Chris Johnson has just signed a 2 year deal with the New York Jets, joining forces with fellow ex-free agents Michael Vick, Eric Decker, and Jacoby Ford, among others. His contract details are said to be $8 million over 2 years along with $1 million available in incentives.
Chris Johnson looks to be the final piece in New York’s offseason plan to rise back to the top of the conference. ISH will take a look at how he enhances each part of their offensive game and why the Jets are contenders in the upcoming NFL season.
Johnson slides into a backfield that could have used some help last season. The tandem of Chris Ivory and Bilal Powell was a fantasy football players nightmare week to week. Ivory had a modest season as a running back, but career highs for himself. His numbers of 833 yards on the ground on182 attempts in 15 games played gave the Jets a solid option at running back. Powell boasted numbers of 176 carries and 697 yards with all 16 games played. While these numbers seem pretty healthy for a backfield, one problem held them back. These 2 halfbacks only produced 4 touchdowns (Ivory 3, Powell 1) for the Jets the entire season. Chris Johnson brings in 6 touchdowns alone from last season and 50 in his 7 year career. Johnson also has not gone a season without surpassing the 1,o00 yard mark. Johnson shores up the Jets weaknesses in the running game and allows the team to spread their focus to other areas.
Johnson opens up the potential for play action passes deep downfield. His raw speed and cutting will be a nightmare for opposing linebackers trying to stop him on screen plays.
Both of these new tactics on offense allow new quarterback Michael Vick (or sophomore Geno Smith) to utilize some of their receiving weapons. Headlining that group is newly acquired Eric Decker. The former Bronco is coming off a career year of 87 receptions, 1,288 receiving yards, and 11 touchdowns. While Vick is no Peyton Manning, Vick is sure to have success with Decker at the helm.
His other options include former Raider Jacoby Ford, Jeremy Kerley, Jeff Cumberland, and Kellen Winslow. The holes left by the losses of Santonio Holmes and Josh Cribbs have already been filled, and Michael Vick and company look to be a dangerous offense when the season rolls around this September.
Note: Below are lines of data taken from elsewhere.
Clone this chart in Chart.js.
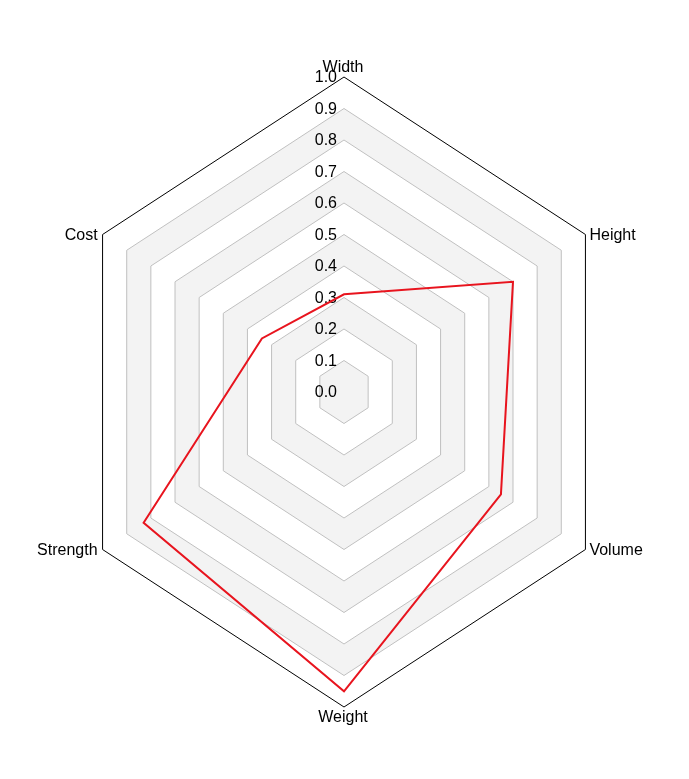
<!DOCTYPE html>
<html>
<head>
    <title>Radar Chart</title>
    <script src="https://cdn.jsdelivr.net/npm/chart.js@4.4.1/dist/chart.umd.min.js"></script>
    <style>
        body {
            margin: 0;
            background: #ffffff;
        }
        #chartBox {
            width: 689px;
            height: 779px;
        }
    </style>
</head>
<body>
    <div id="chartBox">
        <canvas id="radarChart" width="689" height="779"></canvas>
    </div>

    <script>
        // Data
        const categories = ['Width', 'Height', 'Volume', 'Weight', 'Strength', 'Cost'];
        const seriesValues = [0.31, 0.70, 0.65, 0.95, 0.83, 0.34];
        const tickLabels = ['0.0', '0.1', '0.2', '0.3', '0.4', '0.5', '0.6', '0.7', '0.8', '0.9', '1.0'];

        const squeezeX = 0.885;   // the reference hexagon is narrower than it is tall
        const labelFont = '16px "Liberation Sans", Arial, sans-serif';

        // Radial scale that compresses the horizontal distance from the centre
        class SquishRadialScale extends Chart.RadialLinearScale {
            getPointPosition(index, distanceFromCenter, additionalAngle) {
                const p = super.getPointPosition(index, distanceFromCenter, additionalAngle);
                p.x = this.xCenter + (p.x - this.xCenter) * squeezeX;
                return p;
            }
        }
        SquishRadialScale.id = 'squishRadial';
        SquishRadialScale.defaults = Chart.RadialLinearScale.defaults;
        SquishRadialScale.defaultRoutes = Chart.RadialLinearScale.defaultRoutes;
        SquishRadialScale.descriptors = Chart.RadialLinearScale.descriptors;
        Chart.register(SquishRadialScale);

        function ringPath(ctx, scale, radius) {
            for (let i = 0; i < categories.length; i++) {
                const p = scale.getPointPosition(i, radius);
                if (i === 0) ctx.moveTo(p.x, p.y);
                else ctx.lineTo(p.x, p.y);
            }
            ctx.closePath();
        }

        // Alternating grey bands, under the grid lines
        const bandsPlugin = {
            id: 'bands',
            beforeDraw(chart) {
                const scale = chart.scales.r;
                const ctx = chart.ctx;
                const ticks = scale.ticks;
                ctx.save();
                ctx.fillStyle = '#f3f3f3';
                for (let i = 0; i < ticks.length - 1; i += 2) {
                    const inner = scale.getDistanceFromCenterForValue(ticks[i].value);
                    const outer = scale.getDistanceFromCenterForValue(ticks[i + 1].value);
                    ctx.beginPath();
                    ringPath(ctx, scale, outer);
                    if (inner > 0) ringPath(ctx, scale, inner);
                    ctx.fill('evenodd');
                }
                ctx.restore();
            }
        };

        // Tick labels left of the vertical axis, category labels round the outside
        const labelsPlugin = {
            id: 'labels',
            beforeDatasetsDraw(chart) {
                const scale = chart.scales.r;
                const ctx = chart.ctx;
                ctx.save();
                ctx.font = labelFont;
                ctx.fillStyle = '#000000';

                ctx.textAlign = 'right';
                ctx.textBaseline = 'middle';
                scale.ticks.forEach((t, i) => {
                    const y = scale.yCenter - scale.getDistanceFromCenterForValue(t.value);
                    ctx.fillText(tickLabels[i], scale.xCenter - 7, y + 1);
                });

                categories.forEach((name, i) => {
                    const p = scale.getPointPosition(i, scale.drawingArea);
                    const dx = p.x - scale.xCenter;
                    if (Math.abs(dx) < 1) {
                        ctx.textAlign = 'center';
                        if (p.y < scale.yCenter) {
                            ctx.textBaseline = 'bottom';
                            ctx.fillText(name, p.x - 1, p.y - 1);
                        } else {
                            ctx.textBaseline = 'top';
                            ctx.fillText(name, p.x - 1, p.y + 3);
                        }
                    } else {
                        ctx.textBaseline = 'middle';
                        ctx.textAlign = dx > 0 ? 'left' : 'right';
                        ctx.fillText(name, p.x + (dx > 0 ? 4 : -5), p.y + 1);
                    }
                });
                ctx.restore();
            }
        };

        const radarChart = new Chart(document.getElementById('radarChart'), {
            type: 'radar',
            data: {
                labels: categories,
                datasets: [{
                    data: seriesValues,
                    borderColor: '#e8141e',
                    borderWidth: 2,
                    fill: false,
                    pointRadius: 0,
                    pointHoverRadius: 0,
                    tension: 0
                }]
            },
            options: {
                responsive: false,
                animation: false,
                layout: {
                    padding: { left: 29, right: 30, top: 77, bottom: 72 }
                },
                plugins: {
                    legend: { display: false },
                    tooltip: { enabled: false }
                },
                elements: {
                    line: { borderJoinStyle: 'miter' }
                },
                scales: {
                    r: {
                        type: 'squishRadial',
                        min: 0,
                        max: 1,
                        ticks: { stepSize: 0.1, display: false },
                        angleLines: { display: false },
                        pointLabels: { display: false },
                        grid: {
                            circular: false,
                            lineWidth: 1,
                            color: (c) => (c.tick && c.tick.value >= 0.999 ? '#000000' : '#c0c0c0')
                        }
                    }
                }
            },
            plugins: [bandsPlugin, labelsPlugin]
        });
    </script>
</body>
</html>
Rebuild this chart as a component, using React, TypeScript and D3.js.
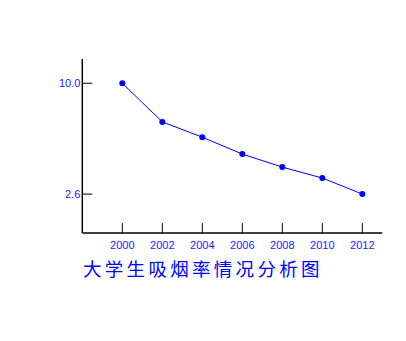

You can never have too much speed, can you? Pairing Michael Vick, a known threat on the ground, with CJ2K, one of the fastest backs in the league, is bound to be a beautiful marriage. The option play is sure to be implemented by Rex Ryan, who would be ridiculous to not take advantage of the amount of grass his quarterback and running back can turn up. Vick has never been in a system that has fully utilized his speed or ever ran the option properly. Since winning the starting job in Philly, Vick has been relied on to make plays with his arm. While he is a quarterback and that makes sense for someone in his position, it limited him in using what he is naturally gifted in – speed. Also, who says Chris Johnson can’t play a little quarterback himself? Just kidding. Kind of. The wildcat system will also be found in the Jets 2014-2015 playbook, using Johnson’s cutting ability and agility to mess with defenses every Sunday. I don’t expect CJ2K to throw more than 1 or 2 passes the whole season, but finding Johnson lined up at quarterback a few plays each game will likely be common.
The Jets may have a long ways to go before we can justify calling them title contenders. Their division and conference have some very strong teams in it, and the Jets have some building to do on the defensive time before we can bet on them stopping the offenses of New England and Denver in the playoffs. All in all though, the Jets 2014 offseason has been their most productive and least dramatic of recent years and have them headed in the right direction.